In a 2020 survey of 40 medical schools, 10 percent said their graduates are “very prepared” to manage patients who experience obesity. However, one-third reported having no specific obesity education program, and over half do not consider expanding such training a priority. These findings come from the study “Low Priority of Obesity Education Leads to Lack of Medical Students’ Preparedness to Effectively Treat Patients with Obesity: Results from the U.S. Medical School Obesity Education Curriculum Benchmark Study.”
The study identified lack of room in the curriculum as the greatest barrier to obesity education, which ultimately comes down to failure to prioritize the topic, says co-author B. Gabriel Smolarz, MD, clinical assistant professor of medicine at Rutgers Robert Wood Johnson Medical School.
“Obesity is assessed by the World Health Organization as the number one most important noncommunicable disease on the globe; it’s fairly important,” Smolarz says. “[Institutions should] find a way to make room — prioritize it.”
Smolarz has published research on obesity training in internal medicine and family medicine residency programs, with a study of pharmacy schools coming soon. All have similar results, he says.
“There’s clearly a bias against people with obesity, which I believe, and my collaborator, physicians, and others believe, [is] largely due to not really understanding that the disease of obesity is not one’s fault, that it’s not a volitional choice,” says Smolarz.
A variety of factors contribute to obesity, including genetic susceptibility, hormones, energy dysregulation, psychological factors such as stress, and prescription medications, the Obesity Action Coalition reports. Major chronic diseases associated with this health concern include diabetes, heart disease, and cancer.

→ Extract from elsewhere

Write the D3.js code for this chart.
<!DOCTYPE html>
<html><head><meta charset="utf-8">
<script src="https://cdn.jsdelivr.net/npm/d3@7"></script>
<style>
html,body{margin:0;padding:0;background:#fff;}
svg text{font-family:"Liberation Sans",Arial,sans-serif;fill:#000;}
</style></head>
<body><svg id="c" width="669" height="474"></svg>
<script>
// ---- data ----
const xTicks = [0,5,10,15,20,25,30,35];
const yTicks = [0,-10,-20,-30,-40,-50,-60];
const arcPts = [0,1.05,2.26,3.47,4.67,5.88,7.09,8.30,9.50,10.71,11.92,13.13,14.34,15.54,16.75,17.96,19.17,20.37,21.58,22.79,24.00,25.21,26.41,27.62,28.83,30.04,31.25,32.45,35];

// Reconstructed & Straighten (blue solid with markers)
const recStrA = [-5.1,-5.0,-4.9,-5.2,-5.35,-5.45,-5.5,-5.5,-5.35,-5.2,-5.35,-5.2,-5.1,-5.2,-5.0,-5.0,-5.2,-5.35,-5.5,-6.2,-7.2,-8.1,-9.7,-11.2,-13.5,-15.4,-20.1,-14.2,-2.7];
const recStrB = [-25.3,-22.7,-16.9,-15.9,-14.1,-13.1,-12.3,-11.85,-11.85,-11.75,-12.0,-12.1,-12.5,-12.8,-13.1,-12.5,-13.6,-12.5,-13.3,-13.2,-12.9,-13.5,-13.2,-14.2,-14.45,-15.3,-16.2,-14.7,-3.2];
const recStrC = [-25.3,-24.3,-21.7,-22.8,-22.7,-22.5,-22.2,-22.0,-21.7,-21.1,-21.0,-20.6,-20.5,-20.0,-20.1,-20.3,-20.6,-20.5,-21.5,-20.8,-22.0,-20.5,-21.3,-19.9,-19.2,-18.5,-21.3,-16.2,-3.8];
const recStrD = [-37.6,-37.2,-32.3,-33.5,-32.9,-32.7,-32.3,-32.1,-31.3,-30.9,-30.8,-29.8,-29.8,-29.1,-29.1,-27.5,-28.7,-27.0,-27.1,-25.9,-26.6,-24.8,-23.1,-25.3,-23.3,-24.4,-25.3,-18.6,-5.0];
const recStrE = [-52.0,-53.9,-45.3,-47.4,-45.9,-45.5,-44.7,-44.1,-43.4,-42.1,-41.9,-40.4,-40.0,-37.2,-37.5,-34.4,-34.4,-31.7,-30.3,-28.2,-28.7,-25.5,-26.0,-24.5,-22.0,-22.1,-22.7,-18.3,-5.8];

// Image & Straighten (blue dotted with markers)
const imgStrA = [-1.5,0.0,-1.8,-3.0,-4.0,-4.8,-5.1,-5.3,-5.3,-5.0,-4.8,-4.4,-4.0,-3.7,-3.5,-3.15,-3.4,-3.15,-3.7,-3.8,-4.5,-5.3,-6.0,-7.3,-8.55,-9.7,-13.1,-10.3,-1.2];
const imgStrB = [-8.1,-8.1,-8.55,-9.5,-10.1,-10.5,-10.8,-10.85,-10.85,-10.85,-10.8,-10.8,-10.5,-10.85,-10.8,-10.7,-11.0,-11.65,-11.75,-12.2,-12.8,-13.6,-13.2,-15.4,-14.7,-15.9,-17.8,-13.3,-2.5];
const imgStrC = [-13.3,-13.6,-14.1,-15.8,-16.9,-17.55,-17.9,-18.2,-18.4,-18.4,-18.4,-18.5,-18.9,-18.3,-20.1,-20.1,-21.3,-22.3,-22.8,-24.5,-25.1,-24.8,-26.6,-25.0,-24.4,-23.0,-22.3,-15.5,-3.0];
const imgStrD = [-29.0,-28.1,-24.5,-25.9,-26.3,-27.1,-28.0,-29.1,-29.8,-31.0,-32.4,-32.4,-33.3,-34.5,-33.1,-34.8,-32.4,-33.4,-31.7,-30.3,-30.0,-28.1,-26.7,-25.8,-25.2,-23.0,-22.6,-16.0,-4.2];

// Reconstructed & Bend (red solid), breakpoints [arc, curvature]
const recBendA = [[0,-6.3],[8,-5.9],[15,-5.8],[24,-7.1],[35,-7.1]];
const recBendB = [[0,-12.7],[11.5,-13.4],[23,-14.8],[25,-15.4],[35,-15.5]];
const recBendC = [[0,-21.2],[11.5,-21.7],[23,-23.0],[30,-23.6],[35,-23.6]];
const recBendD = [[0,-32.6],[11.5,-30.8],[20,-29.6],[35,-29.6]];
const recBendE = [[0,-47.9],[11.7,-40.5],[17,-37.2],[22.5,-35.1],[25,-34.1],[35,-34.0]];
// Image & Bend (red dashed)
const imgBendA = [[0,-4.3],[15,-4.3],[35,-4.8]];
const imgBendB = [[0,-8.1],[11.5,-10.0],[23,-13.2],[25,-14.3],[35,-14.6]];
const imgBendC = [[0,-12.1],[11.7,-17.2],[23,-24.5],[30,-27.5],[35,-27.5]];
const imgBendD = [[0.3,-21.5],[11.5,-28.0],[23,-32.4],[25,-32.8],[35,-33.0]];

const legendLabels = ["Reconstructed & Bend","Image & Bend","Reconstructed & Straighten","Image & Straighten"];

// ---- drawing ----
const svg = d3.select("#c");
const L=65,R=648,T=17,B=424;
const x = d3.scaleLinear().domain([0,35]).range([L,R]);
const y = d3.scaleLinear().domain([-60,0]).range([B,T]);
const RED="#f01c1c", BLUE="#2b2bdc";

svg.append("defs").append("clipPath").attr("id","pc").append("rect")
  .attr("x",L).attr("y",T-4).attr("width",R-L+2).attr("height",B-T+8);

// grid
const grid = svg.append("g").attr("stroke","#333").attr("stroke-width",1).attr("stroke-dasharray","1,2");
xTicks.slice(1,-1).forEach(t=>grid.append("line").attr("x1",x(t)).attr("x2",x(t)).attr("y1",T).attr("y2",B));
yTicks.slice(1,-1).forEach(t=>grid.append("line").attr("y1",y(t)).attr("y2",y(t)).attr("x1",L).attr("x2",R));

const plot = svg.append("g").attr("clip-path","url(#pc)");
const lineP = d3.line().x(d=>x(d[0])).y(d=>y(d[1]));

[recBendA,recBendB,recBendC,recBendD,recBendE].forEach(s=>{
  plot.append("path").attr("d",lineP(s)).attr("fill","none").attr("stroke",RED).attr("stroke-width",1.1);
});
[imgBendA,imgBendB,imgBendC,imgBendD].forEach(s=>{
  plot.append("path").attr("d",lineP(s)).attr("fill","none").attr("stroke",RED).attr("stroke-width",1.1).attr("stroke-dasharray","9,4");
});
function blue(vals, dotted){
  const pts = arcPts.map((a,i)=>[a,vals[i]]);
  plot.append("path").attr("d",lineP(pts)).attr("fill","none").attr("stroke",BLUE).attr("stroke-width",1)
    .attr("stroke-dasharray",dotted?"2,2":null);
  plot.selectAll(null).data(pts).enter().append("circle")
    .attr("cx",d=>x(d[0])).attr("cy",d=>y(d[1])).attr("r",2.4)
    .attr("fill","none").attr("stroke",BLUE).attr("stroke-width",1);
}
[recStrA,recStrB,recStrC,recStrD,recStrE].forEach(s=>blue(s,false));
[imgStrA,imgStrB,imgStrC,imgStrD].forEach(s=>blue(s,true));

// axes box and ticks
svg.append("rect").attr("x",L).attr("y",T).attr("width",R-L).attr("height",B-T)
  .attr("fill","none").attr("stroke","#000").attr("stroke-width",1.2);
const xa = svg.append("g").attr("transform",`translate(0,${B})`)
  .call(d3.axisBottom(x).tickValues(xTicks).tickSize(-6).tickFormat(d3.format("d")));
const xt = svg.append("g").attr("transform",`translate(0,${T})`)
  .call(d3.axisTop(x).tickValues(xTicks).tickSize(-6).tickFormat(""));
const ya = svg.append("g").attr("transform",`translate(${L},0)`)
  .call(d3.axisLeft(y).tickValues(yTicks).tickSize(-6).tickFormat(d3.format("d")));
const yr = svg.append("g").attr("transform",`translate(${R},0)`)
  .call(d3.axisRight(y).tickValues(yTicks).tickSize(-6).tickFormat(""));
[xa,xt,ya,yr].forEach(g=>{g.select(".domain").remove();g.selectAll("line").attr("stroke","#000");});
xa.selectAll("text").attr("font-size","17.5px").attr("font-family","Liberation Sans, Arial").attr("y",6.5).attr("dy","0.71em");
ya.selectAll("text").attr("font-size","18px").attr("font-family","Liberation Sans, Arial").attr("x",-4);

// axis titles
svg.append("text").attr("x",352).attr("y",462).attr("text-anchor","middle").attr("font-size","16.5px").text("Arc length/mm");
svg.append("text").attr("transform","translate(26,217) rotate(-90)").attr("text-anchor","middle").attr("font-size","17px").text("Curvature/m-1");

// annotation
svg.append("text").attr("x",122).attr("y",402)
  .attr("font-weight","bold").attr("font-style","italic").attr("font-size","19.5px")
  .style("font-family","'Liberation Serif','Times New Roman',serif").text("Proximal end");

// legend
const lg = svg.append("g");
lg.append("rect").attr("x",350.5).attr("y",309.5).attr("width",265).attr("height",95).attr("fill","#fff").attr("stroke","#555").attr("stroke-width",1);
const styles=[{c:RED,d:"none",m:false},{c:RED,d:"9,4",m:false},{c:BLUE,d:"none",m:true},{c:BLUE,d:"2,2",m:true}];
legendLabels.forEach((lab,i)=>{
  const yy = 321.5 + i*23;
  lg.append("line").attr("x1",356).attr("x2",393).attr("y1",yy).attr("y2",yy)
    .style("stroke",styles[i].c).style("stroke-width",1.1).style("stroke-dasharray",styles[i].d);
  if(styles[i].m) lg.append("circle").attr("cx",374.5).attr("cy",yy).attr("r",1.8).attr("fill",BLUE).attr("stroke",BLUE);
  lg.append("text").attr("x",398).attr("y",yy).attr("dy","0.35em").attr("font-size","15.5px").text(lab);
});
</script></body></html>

Bias and stigmatization directed at people with obesity also contribute to poor health and can impede treatment. For example, a survey completed by 2,380 primary care patients with a body mass index (BMI) above 25 found participants with higher BMIs may avoid care or switch doctors as a result of poor communication and stigmatizing experiences related to their weight, according to the 2022 study “A Model of Weight‐Based Stigma in Health Care and Utilization Outcomes: Evidence from the Learning Health Systems Network.” Avoiding care may contribute to increased risk of death among individuals with obesity, the study concludes.
Physicians and other health care professionals often advise their patients to simply eat better and exercise more without investigating the cause of the disease, Smolarz says, which leads people to feel judged and worse about themselves.

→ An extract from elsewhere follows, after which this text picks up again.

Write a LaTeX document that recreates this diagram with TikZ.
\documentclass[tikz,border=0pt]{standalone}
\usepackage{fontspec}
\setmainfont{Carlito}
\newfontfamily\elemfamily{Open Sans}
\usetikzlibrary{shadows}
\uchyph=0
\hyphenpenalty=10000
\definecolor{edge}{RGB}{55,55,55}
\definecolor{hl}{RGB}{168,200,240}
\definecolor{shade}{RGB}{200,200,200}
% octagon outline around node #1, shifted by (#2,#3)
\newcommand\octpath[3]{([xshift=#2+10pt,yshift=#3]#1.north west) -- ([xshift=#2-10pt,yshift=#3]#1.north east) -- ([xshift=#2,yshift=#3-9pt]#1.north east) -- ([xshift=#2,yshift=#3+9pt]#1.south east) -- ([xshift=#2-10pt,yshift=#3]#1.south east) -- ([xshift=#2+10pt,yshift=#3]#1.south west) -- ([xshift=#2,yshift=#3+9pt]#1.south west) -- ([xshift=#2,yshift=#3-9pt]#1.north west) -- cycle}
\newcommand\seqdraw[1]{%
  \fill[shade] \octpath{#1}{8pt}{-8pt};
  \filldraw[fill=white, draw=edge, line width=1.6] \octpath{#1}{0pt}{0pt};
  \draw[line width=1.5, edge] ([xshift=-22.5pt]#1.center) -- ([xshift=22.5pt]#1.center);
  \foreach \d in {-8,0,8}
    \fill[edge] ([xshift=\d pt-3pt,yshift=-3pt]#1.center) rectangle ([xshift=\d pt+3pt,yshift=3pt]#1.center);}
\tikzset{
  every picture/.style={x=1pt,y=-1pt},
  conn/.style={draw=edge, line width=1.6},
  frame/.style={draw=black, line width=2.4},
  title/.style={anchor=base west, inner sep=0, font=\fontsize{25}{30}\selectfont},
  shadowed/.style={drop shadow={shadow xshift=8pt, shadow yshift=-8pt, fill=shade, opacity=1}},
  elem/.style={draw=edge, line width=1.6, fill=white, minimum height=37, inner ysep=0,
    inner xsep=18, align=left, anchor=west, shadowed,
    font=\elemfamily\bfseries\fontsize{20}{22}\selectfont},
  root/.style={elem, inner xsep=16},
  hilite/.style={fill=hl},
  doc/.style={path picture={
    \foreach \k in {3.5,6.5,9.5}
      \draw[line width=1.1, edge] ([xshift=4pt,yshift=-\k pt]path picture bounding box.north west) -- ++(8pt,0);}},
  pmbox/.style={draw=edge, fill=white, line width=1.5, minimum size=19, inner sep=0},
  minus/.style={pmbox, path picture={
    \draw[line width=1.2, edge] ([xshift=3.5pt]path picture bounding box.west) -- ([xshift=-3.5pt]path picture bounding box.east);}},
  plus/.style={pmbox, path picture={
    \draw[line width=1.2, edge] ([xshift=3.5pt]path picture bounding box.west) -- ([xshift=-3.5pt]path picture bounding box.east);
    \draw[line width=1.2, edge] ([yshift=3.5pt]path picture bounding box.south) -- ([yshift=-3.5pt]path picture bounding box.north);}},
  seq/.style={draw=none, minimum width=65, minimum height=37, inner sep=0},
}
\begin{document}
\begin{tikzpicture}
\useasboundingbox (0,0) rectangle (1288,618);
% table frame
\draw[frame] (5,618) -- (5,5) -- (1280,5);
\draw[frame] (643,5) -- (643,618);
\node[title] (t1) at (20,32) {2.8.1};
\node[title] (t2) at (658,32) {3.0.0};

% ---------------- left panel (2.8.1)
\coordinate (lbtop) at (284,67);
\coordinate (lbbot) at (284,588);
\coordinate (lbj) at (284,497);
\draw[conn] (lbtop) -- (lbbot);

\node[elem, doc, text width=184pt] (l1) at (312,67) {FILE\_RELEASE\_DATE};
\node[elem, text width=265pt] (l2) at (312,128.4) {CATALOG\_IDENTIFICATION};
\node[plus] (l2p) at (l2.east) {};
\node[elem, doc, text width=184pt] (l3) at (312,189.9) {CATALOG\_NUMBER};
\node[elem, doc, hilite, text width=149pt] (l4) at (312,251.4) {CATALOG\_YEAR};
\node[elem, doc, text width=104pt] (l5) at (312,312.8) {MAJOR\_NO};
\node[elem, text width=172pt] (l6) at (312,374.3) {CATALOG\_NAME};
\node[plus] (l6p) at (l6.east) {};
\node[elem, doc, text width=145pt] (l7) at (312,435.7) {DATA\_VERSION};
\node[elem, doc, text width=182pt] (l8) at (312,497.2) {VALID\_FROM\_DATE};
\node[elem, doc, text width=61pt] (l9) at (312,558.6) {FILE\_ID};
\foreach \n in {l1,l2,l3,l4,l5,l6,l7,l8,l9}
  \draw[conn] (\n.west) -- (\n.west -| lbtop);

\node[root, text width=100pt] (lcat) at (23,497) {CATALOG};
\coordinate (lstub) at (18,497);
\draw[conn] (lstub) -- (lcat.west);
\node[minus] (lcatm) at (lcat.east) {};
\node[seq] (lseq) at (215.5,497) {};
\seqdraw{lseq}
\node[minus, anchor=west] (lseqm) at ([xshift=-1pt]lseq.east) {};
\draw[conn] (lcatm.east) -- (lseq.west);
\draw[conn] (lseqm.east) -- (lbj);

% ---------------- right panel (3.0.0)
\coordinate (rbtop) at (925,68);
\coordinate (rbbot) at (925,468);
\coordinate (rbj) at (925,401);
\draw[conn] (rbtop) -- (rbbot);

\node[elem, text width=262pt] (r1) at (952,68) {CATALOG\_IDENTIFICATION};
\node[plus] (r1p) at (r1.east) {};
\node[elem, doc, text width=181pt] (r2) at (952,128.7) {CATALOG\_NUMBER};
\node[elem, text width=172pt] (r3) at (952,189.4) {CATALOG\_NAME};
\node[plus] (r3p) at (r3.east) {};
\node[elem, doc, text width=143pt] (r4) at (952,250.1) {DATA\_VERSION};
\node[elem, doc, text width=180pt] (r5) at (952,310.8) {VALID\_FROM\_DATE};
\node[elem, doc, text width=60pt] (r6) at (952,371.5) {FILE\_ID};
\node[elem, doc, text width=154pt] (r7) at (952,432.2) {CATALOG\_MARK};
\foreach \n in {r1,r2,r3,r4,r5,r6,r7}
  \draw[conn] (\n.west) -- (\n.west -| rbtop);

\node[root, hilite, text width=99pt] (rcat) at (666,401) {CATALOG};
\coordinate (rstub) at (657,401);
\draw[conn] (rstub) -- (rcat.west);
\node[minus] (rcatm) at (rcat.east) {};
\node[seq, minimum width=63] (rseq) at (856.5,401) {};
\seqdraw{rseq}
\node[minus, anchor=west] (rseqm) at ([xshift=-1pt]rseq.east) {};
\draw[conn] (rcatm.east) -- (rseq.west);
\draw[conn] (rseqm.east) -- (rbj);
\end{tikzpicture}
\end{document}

While some medical providers may be unaware of the negative attitude they hold toward individuals with obesity, also known as implicit bias, knowledge of the disease is key to overcoming such stigma.
Smolarz is comfortable talking with patients about their weight and he often has such conversations, which require empathy and compassion.
“It certainly does help to know your facts about the biology of the disease … and [to] be able to explain fairly complicated biology to a patient,” he says.
Studies show that obesity disproportionately affects individuals from underserved communities. Early childhood obesity is more common among Black and Hispanic children and people from lower socioeconomic status. Because of this, Smolarz advocates for expanded understanding of how the disease impacts different groups as well as greater diversity among experts in the field.
As a result of his recent research, he also encourages medical students to initiate interest groups for the study of obesity and push for education on the topic at their institution. A variety of online materials are available to faculty and students through expert clinical organizations, including The Obesity Society, the Endocrine Society, and the American Association of Clinical Endocrinologists.●
This article was published in our May 2023 issue.